---------- Material provided

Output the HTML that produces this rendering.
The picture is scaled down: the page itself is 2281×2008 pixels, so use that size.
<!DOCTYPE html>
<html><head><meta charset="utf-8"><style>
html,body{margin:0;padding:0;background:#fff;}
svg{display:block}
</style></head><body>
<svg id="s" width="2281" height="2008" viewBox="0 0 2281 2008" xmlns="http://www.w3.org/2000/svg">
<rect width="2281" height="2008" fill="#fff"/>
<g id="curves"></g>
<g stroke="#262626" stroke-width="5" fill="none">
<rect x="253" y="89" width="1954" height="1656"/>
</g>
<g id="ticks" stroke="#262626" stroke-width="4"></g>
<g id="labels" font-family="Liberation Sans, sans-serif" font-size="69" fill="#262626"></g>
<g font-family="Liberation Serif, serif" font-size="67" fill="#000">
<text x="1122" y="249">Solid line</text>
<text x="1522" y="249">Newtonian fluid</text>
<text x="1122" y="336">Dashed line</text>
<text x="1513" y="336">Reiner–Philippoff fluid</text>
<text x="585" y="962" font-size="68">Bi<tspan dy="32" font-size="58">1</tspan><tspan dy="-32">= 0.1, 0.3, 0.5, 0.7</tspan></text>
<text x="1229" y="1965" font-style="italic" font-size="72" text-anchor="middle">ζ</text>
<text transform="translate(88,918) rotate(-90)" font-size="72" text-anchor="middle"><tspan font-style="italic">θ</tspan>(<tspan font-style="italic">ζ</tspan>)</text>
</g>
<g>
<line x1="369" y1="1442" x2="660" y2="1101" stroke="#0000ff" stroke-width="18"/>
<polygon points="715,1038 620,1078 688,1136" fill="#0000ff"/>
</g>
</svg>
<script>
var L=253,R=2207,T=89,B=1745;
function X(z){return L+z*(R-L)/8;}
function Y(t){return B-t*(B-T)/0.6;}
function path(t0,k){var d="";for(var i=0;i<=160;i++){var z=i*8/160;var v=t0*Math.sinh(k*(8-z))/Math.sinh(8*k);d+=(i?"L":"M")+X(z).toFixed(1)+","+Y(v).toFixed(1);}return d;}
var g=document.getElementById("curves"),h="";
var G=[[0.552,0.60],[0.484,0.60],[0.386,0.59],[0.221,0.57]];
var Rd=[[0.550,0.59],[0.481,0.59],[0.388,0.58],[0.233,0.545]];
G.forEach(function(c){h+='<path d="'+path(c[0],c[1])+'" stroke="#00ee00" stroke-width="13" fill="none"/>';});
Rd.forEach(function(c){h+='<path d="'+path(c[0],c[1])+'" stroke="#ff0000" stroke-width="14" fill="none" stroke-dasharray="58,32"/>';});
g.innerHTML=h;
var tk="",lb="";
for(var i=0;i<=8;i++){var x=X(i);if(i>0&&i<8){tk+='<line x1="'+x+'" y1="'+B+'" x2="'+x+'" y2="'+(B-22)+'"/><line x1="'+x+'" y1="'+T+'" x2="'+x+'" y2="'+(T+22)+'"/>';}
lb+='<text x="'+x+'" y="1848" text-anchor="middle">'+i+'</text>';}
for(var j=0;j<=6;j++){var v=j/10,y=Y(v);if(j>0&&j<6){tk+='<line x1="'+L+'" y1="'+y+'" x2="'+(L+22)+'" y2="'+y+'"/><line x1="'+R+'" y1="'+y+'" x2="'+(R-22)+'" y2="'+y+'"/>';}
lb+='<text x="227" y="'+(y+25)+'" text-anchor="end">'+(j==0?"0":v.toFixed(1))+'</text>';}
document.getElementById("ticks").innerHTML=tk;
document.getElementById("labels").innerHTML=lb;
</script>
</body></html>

--------------------

Required task – Pull every line containing "size" from the material above.

Result below –
The picture is scaled down: the page itself is 2281×2008 pixels, so use that size.
<g id="labels" font-family="Liberation Sans, sans-serif" font-size="69" fill="#262626"></g>
<g font-family="Liberation Serif, serif" font-size="67" fill="#000">
<text x="585" y="962" font-size="68">Bi<tspan dy="32" font-size="58">1</tspan><tspan dy="-32">= 0.1, 0.3, 0.5, 0.7</tspan></text>
<text x="1229" y="1965" font-style="italic" font-size="72" text-anchor="middle">ζ</text>
<text transform="translate(88,918) rotate(-90)" font-size="72" text-anchor="middle"><tspan font-style="italic">θ</tspan>(<tspan font-style="italic">ζ</tspan>)</text>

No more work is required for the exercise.